У лагерных ворот от толпы отделился молодой высокий солдат. Он остановился перед сестрой и, как бы выражая мнение всех, начал громко, восторженно говорить:
-- Сестрица, прощай, мы больше тебя не увидим. Ты свободная... Ты поедешь на родину в Россию, так скажи там от нас Царю-Батюшке, чтобы о нас не недужился, чтобы Манифеста своего из-за нас не забывал и не заключал мира, покуда хоть один немец будет на Русской земле. Скажи России-Матушке, чтобы не думала о нас... Пускай мы все умрем здесь от голода-тоски, но была бы только победа.

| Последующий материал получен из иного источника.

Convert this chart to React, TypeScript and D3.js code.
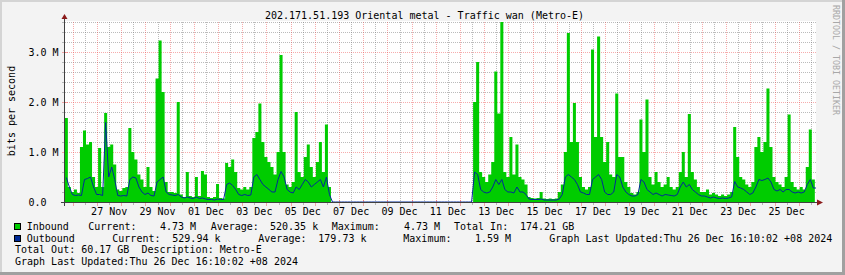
import React from 'react';
import * as d3 from 'd3';

const W = 845;
const H = 275;

const TITLE = '202.171.51.193 Oriental metal - Traffic wan (Metro-E)';
const Y_LABEL = 'bits per second';
const WATERMARK = 'RRDTOOL / TOBI OETIKER';

// time window (UTC used as wall clock)
const START = Date.UTC(2024, 10, 25, 16, 10);
const END = Date.UTC(2024, 11, 26, 16, 10);
const DATA_START = Date.UTC(2024, 10, 25, 16, 0);
const STEP_HOURS = 3;

// Inbound traffic, Mbit/s, one value per 3 hours
const INBOUND = [
  1.68, 0.3, 0.2, 0.25, 0.18, 1.1, 1.43, 1.15, 1.2, 0.5,
  0.3, 1.08, 0.3, 1.78, 1.1, 1.15, 0.75, 0.25, 0.22, 0.28,
  0.3, 1.48, 1.0, 0.85, 0.55, 0.45, 0.3, 0.7, 0.3, 0.22,
  2.47, 3.23, 2.2, 0.4, 0.2, 0.2, 0.18, 2.0, 0.15, 0.1,
  0.6, 0.12, 0.1, 0.5, 0.12, 0.62, 0.55, 0.1, 0.08, 0.1,
  0.36, 0.08, 0.07, 0.78, 0.7, 0.85, 0.6, 0.28, 0.25, 0.3,
  0.25, 0.3, 1.28, 1.4, 1.97, 1.2, 0.9, 0.8, 0.7, 0.55,
  1.0, 2.94, 1.0, 0.35, 0.3, 0.4, 1.8, 0.6, 0.5, 0.9,
  1.15, 0.7, 0.5, 0.8, 1.2, 0.6, 1.55, 0.3, 0, 0,
  0, 0, 0, 0, 0, 0, 0, 0, 0, 0,
  0, 0, 0, 0, 0, 0, 0, 0, 0, 0,
  0, 0, 0, 0, 0, 0, 0, 0, 0, 0,
  0, 0, 0, 0, 0, 0, 0, 0, 0, 0,
  0, 0, 0, 0, 0, 2.0, 2.8, 0.6, 0.5, 0.4,
  0.55, 0.8, 2.61, 1.77, 3.6, 0.6, 0.5, 1.3, 0.55, 1.15,
  0.5, 0.45, 0.35, 0.1, 0.08, 0.07, 0.08, 0.2, 0.07, 0.06,
  0.07, 0.06, 0.07, 0.2, 0.35, 1.0, 3.38, 1.2, 1.98, 1.2,
  0.5, 0.3, 0.25, 0.3, 3.05, 1.3, 3.31, 1.3, 0.8, 1.2,
  0.55, 0.5, 2.17, 0.9, 0.9, 0.4, 0.3, 0.18, 0.15, 0.2,
  1.65, 1.0, 2.05, 0.5, 0.35, 0.6, 0.4, 0.3, 0.35, 0.5,
  0.3, 0.25, 0.3, 0.6, 1.0, 0.5, 1.76, 0.6, 0.45, 0.3,
  0.2, 0.2, 0.25, 0.15, 0.18, 0.15, 0.12, 0.15, 0.12, 0.15,
  0.2, 1.5, 0.9, 0.5, 0.45, 0.35, 0.3, 0.4, 1.1, 1.3,
  1.0, 1.2, 2.27, 1.1, 0.5, 0.4, 0.35, 0.3, 0.5, 1.75,
  0.4, 0.3, 0.25, 0.3, 0.25, 0.7, 1.45, 0.45, 0.45,
];

// Outbound traffic, Mbit/s, one value per 3 hours
const OUTBOUND = [
  0.49, 0.3, 0.15, 0.13, 0.14, 0.13, 0.45, 0.47, 0.5, 0.3,
  0.15, 0.15, 0.13, 1.59, 0.5, 0.7, 0.45, 0.13, 0.12, 0.13,
  0.12, 0.45, 0.5, 0.48, 0.3, 0.2, 0.15, 0.18, 0.13, 0.12,
  0.4, 0.45, 0.5, 0.2, 0.15, 0.14, 0.13, 0.15, 0.1, 0.08,
  0.1, 0.08, 0.07, 0.1, 0.07, 0.08, 0.06, 0.05, 0.05, 0.04,
  0.06, 0.05, 0.05, 0.35, 0.38, 0.33, 0.25, 0.15, 0.13, 0.15,
  0.13, 0.14, 0.5, 0.55, 0.45, 0.35, 0.3, 0.25, 0.2, 0.2,
  0.45, 0.61, 0.5, 0.25, 0.2, 0.18, 0.3, 0.25, 0.35, 0.45,
  0.4, 0.3, 0.35, 0.4, 0.45, 0.3, 0.5, 0.15, 0, 0,
  0, 0, 0, 0, 0, 0, 0, 0, 0, 0,
  0, 0, 0, 0, 0, 0, 0, 0, 0, 0,
  0, 0, 0, 0, 0, 0, 0, 0, 0, 0,
  0, 0, 0, 0, 0, 0, 0, 0, 0, 0,
  0, 0, 0, 0, 0, 0.6, 0.55, 0.25, 0.2, 0.18,
  0.2, 0.3, 0.45, 0.35, 0.45, 0.25, 0.2, 0.2, 0.18, 0.3,
  0.2, 0.2, 0.15, 0.06, 0.05, 0.05, 0.05, 0.06, 0.04, 0.04,
  0.04, 0.04, 0.04, 0.06, 0.15, 0.5, 0.55, 0.5, 0.45, 0.35,
  0.2, 0.18, 0.15, 0.15, 0.45, 0.5, 0.55, 0.45, 0.2, 0.15,
  0.15, 0.2, 0.55, 0.5, 0.3, 0.2, 0.15, 0.12, 0.12, 0.15,
  0.45, 0.4, 0.25, 0.2, 0.15, 0.18, 0.15, 0.12, 0.15, 0.14,
  0.13, 0.12, 0.15, 0.3, 0.4, 0.3, 0.35, 0.25, 0.2, 0.15,
  0.12, 0.12, 0.1, 0.08, 0.1, 0.08, 0.07, 0.08, 0.07, 0.08,
  0.1, 0.41, 0.3, 0.28, 0.25, 0.2, 0.15, 0.18, 0.3, 0.45,
  0.43, 0.45, 0.48, 0.4, 0.25, 0.22, 0.25, 0.2, 0.25, 0.25,
  0.2, 0.18, 0.2, 0.18, 0.2, 0.35, 0.45, 0.28, 0.28,
];

const Y_TICKS = [0, 1, 2, 3];
const Y_TICK_LABELS = ['0.0', '1.0 M', '2.0 M', '3.0 M'];
const Y_MAX = 3.6;
const Y_MINOR = 0.2;

const X_TICK_LABELS = [
  '27 Nov', '29 Nov', '01 Dec', '03 Dec', '05 Dec', '07 Dec', '09 Dec', '11 Dec',
  '13 Dec', '15 Dec', '17 Dec', '19 Dec', '21 Dec', '23 Dec', '25 Dec',
];

const IN_LEGEND = ['Inbound', 'Current:', '4.73 M', 'Average:', '520.35 k', 'Maximum:', '4.73 M', 'Total In:', '174.21 GB'];
const OUT_LEGEND = ['Outbound', 'Current:', '529.94 k', 'Average:', '179.73 k', 'Maximum:', '1.59 M', 'Graph Last Updated:Thu 26 Dec 16:10:02 +08 2024'];
const FOOT_LINES = ['Total Out: 60.17 GB  Description: Metro-E', 'Graph Last Updated:Thu 26 Dec 16:10:02 +08 2024'];

const GREEN = '#00CC00';
const BLUE = '#002A97';
const FONT = '"DejaVu Sans Mono", monospace';

type Pt = { t: number; v: number };

export default function App() {
  const X0 = 65, X1 = 815, Y0 = 202, Y1 = 22;
  const x = d3.scaleUtc().domain([new Date(START), new Date(END)]).range([X0, X1]);
  const y = d3.scaleLinear().domain([0, Y_MAX]).range([Y0, Y1]);
  const stepMs = STEP_HOURS * 3600 * 1000;

  const inData: Pt[] = INBOUND.map((v, i) => ({ t: DATA_START + i * stepMs, v }));
  const outData: Pt[] = OUTBOUND.map((v, i) => ({ t: DATA_START + i * stepMs, v }));

  const area = d3.area<Pt>()
    .x(d => x(new Date(d.t)))
    .y0(y(0))
    .y1(d => y(d.v))
    .curve(d3.curveStepAfter);
  const line = d3.line<Pt>()
    .x(d => x(new Date(d.t + stepMs / 2)))
    .y(d => y(d.v));

  const px = (v: number) => Math.round(v) + 0.5;

  const halfDays = d3.utcHour.every(12)!.range(new Date(START), new Date(END));
  const minorX = halfDays.filter(d => d.getUTCHours() !== 0);
  const majorX = halfDays.filter(d => d.getUTCHours() === 0);

  const yGrid = d3.range(1, Math.round(Y_MAX / Y_MINOR) + 1).map(k => k * Y_MINOR);
  const minorY = yGrid.filter(v => Math.abs(v - Math.round(v)) > 1e-6);
  const majorY = Y_TICKS.filter(v => v > 0);

  const parseLabel = d3.utcParse('%d %b %Y');
  const labelPos = X_TICK_LABELS.map(s => {
    const d = parseLabel(`${s} 2024`)!;
    return { s, t: d.getTime() + 12 * 3600 * 1000 };
  });

  const gridGray = 'rgba(120,120,120,0.5)';
  const gridRed = 'rgba(235,70,70,0.45)';

  const inX = [26.7, 88.3, 160, 210.7, 270, 331.7, 404, 454, 520];
  const outX = [26.7, 112.3, 172.3, 258.3, 318.3, 403.3, 475, 549.3];

  return (
    <svg width={W} height={H} style={{ position: 'absolute', left: 0, top: 0 }}
      fontFamily={FONT} fontSize={10}>
      <defs>
        <clipPath id="plotclip">
          <rect x={X0} y={Y1 - 1} width={X1 - X0 + 1} height={Y0 - Y1 + 3} />
        </clipPath>
      </defs>
      {/* background + shading frame */}
      <rect x={0} y={0} width={W} height={H} fill="#F3F3F3" />
      <rect x={0} y={0} width={W} height={2} fill="#D4D4D4" />
      <rect x={0} y={0} width={2} height={H} fill="#D4D4D4" />
      <rect x={0} y={H - 3} width={W} height={3} fill="#A0A0A0" />
      <rect x={W - 3} y={0} width={3} height={H} fill="#A0A0A0" />

      {/* canvas */}
      <rect x={X0} y={Y1 - 1} width={X1 - X0 + 1} height={Y0 - Y1 + 1} fill="#FFFFFF" />

      {/* grid */}
      <g strokeWidth={1} shapeRendering="crispEdges">
        {minorY.map(v => (
          <line key={`my${v}`} x1={X0} x2={X1 + 1} y1={px(y(v))} y2={px(y(v))} stroke={gridGray} strokeDasharray="1,1" />
        ))}
        {minorX.map(d => (
          <line key={`mx${d.getTime()}`} x1={px(x(d))} x2={px(x(d))} y1={Y1} y2={Y0} stroke={gridGray} strokeDasharray="1,1" />
        ))}
        {majorY.map(v => (
          <line key={`My${v}`} x1={X0} x2={X1 + 1} y1={px(y(v))} y2={px(y(v))} stroke={gridRed} strokeDasharray="1,1" />
        ))}
        {majorX.map(d => (
          <line key={`Mx${d.getTime()}`} x1={px(x(d))} x2={px(x(d))} y1={Y1} y2={Y0} stroke={gridRed} strokeDasharray="1,1" />
        ))}
        {minorX.map(d => (
          <line key={`tx${d.getTime()}`} x1={px(x(d))} x2={px(x(d))} y1={Y0 + 1} y2={Y0 + 3} stroke={gridGray} />
        ))}
        {majorX.map(d => (
          <line key={`Tx${d.getTime()}`} x1={px(x(d))} x2={px(x(d))} y1={Y0 - 2} y2={Y0 + 4} stroke={gridRed} />
        ))}
        {minorY.map(v => (
          <line key={`ty${v}`} x1={X0 - 3} x2={X0} y1={px(y(v))} y2={px(y(v))} stroke={gridGray} />
        ))}
        {majorY.map(v => (
          <line key={`Ty${v}`} x1={X0 - 3} x2={X0 + 3} y1={px(y(v))} y2={px(y(v))} stroke={gridRed} />
        ))}
      </g>

      {/* data */}
      <g clipPath="url(#plotclip)">
        <path d={area(inData) ?? ''} fill={GREEN} />
        <path d={line(outData) ?? ''} fill="none" stroke={BLUE} strokeWidth={1} />
      </g>

      {/* axes */}
      <g shapeRendering="crispEdges">
        <line x1={X0 - 4} x2={X1 + 3} y1={Y0 + 0.5} y2={Y0 + 0.5} stroke="#404040" />
        <line x1={X0 - 0.5} x2={X0 - 0.5} y1={Y0 + 4} y2={Y1 - 3} stroke="#404040" />
      </g>
      <path d={`M${X1 + 2},${Y0 - 2.5} L${X1 + 8},${Y0 + 0.5} L${X1 + 2},${Y0 + 3.5} Z`} fill="#8B1A1A" />
      <path d={`M${X0 - 3.5},${Y1 - 3} L${X0 - 0.5},${Y1 - 8} L${X0 + 2.5},${Y1 - 3} Z`} fill="#8B1A1A" />

      {/* title */}
      <text x={424.5} y={19} textAnchor="middle" fill="#000">{TITLE}</text>

      {/* watermark */}
      <text transform="translate(833,5) rotate(90)" fontSize={8.3} fill="#A8A8A8">{WATERMARK}</text>

      {/* y axis label */}
      <text transform="translate(14.5,111) rotate(-90)" textAnchor="middle" fill="#000">{Y_LABEL}</text>

      {/* y tick labels */}
      {Y_TICKS.map((v, i) => (
        <text key={`yl${v}`} x={28.5} y={y(v) + 3.5} fill="#000" style={{ whiteSpace: 'pre' }}>{Y_TICK_LABELS[i]}</text>
      ))}

      {/* x tick labels */}
      {labelPos.map(l => (
        <text key={l.s} x={x(new Date(l.t))} y={214.5} textAnchor="middle" fill="#000">{l.s}</text>
      ))}

      {/* legend */}
      <rect x={14.5} y={223.5} width={6} height={6} fill={GREEN} stroke="#000" strokeWidth={1} shapeRendering="crispEdges" />
      <rect x={14.5} y={235.5} width={6} height={6} fill={BLUE} stroke="#000" strokeWidth={1} shapeRendering="crispEdges" />
      {IN_LEGEND.map((s, i) => (
        <text key={`in${i}`} x={inX[i]} y={230} fill="#000" style={{ whiteSpace: 'pre' }}>{s}</text>
      ))}
      {OUT_LEGEND.map((s, i) => (
        <text key={`out${i}`} x={outX[i]} y={241.7} fill="#000" style={{ whiteSpace: 'pre' }}>{s}</text>
      ))}
      {FOOT_LINES.map((s, i) => (
        <text key={`f${i}`} x={15} y={253.3 + i * 11.7} fill="#000" style={{ whiteSpace: 'pre' }}>{s}</text>
      ))}
    </svg>
  );
}
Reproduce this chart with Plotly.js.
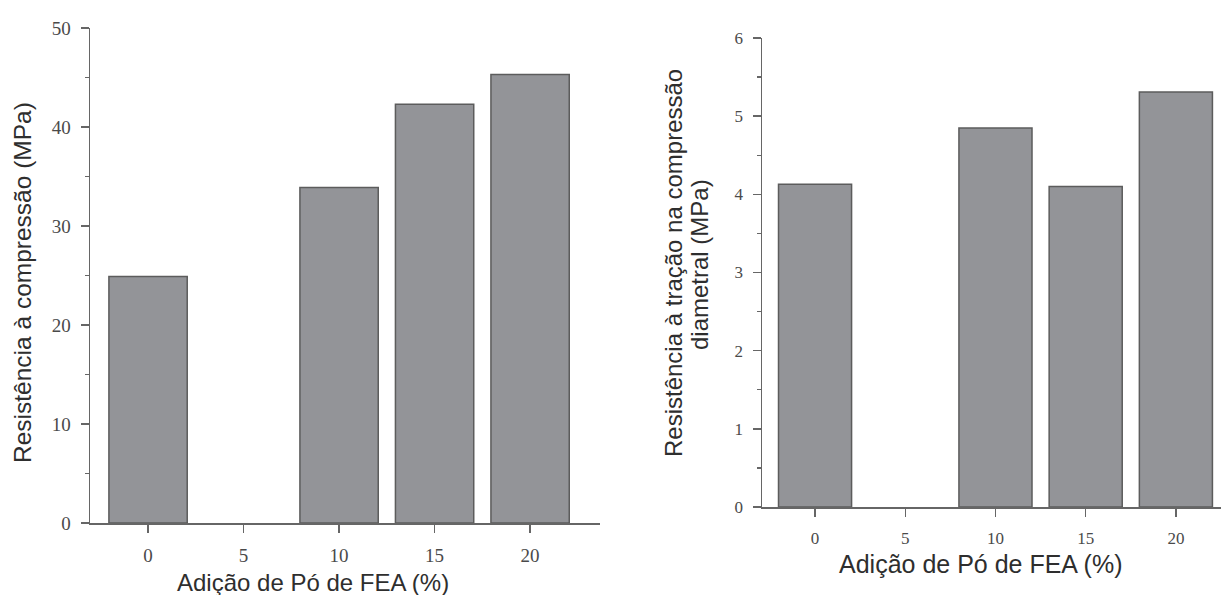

Сестра поклонилась ему в пояс. Надо было сказать что-нибудь, но чувством особенным была переполнена ее душа, и слова не шли на ум. Пятнадцатитысячная толпа притихла и в ней было напряженное согласие с говорившим.
И сказала сестра.
-- Солнце глядит теперь на Россию. Солнце видит вас и Россию видит. Оно скажет о вас, какие вы... -- и, заплакав, пошла к выходу.
Кто-то крикнул: "Ура, Государю Императору". Вся пятнадцатитысячная толпа вдруг рухнула на колени и едиными устами и единым духом, запела: "Боже, Царя храни"... Звуки народного гимна нарастали и сливались с рыданиями, все чаще прорывавшимися сквозь пение. Кончили и запели второй и третий раз запрещенный гимн.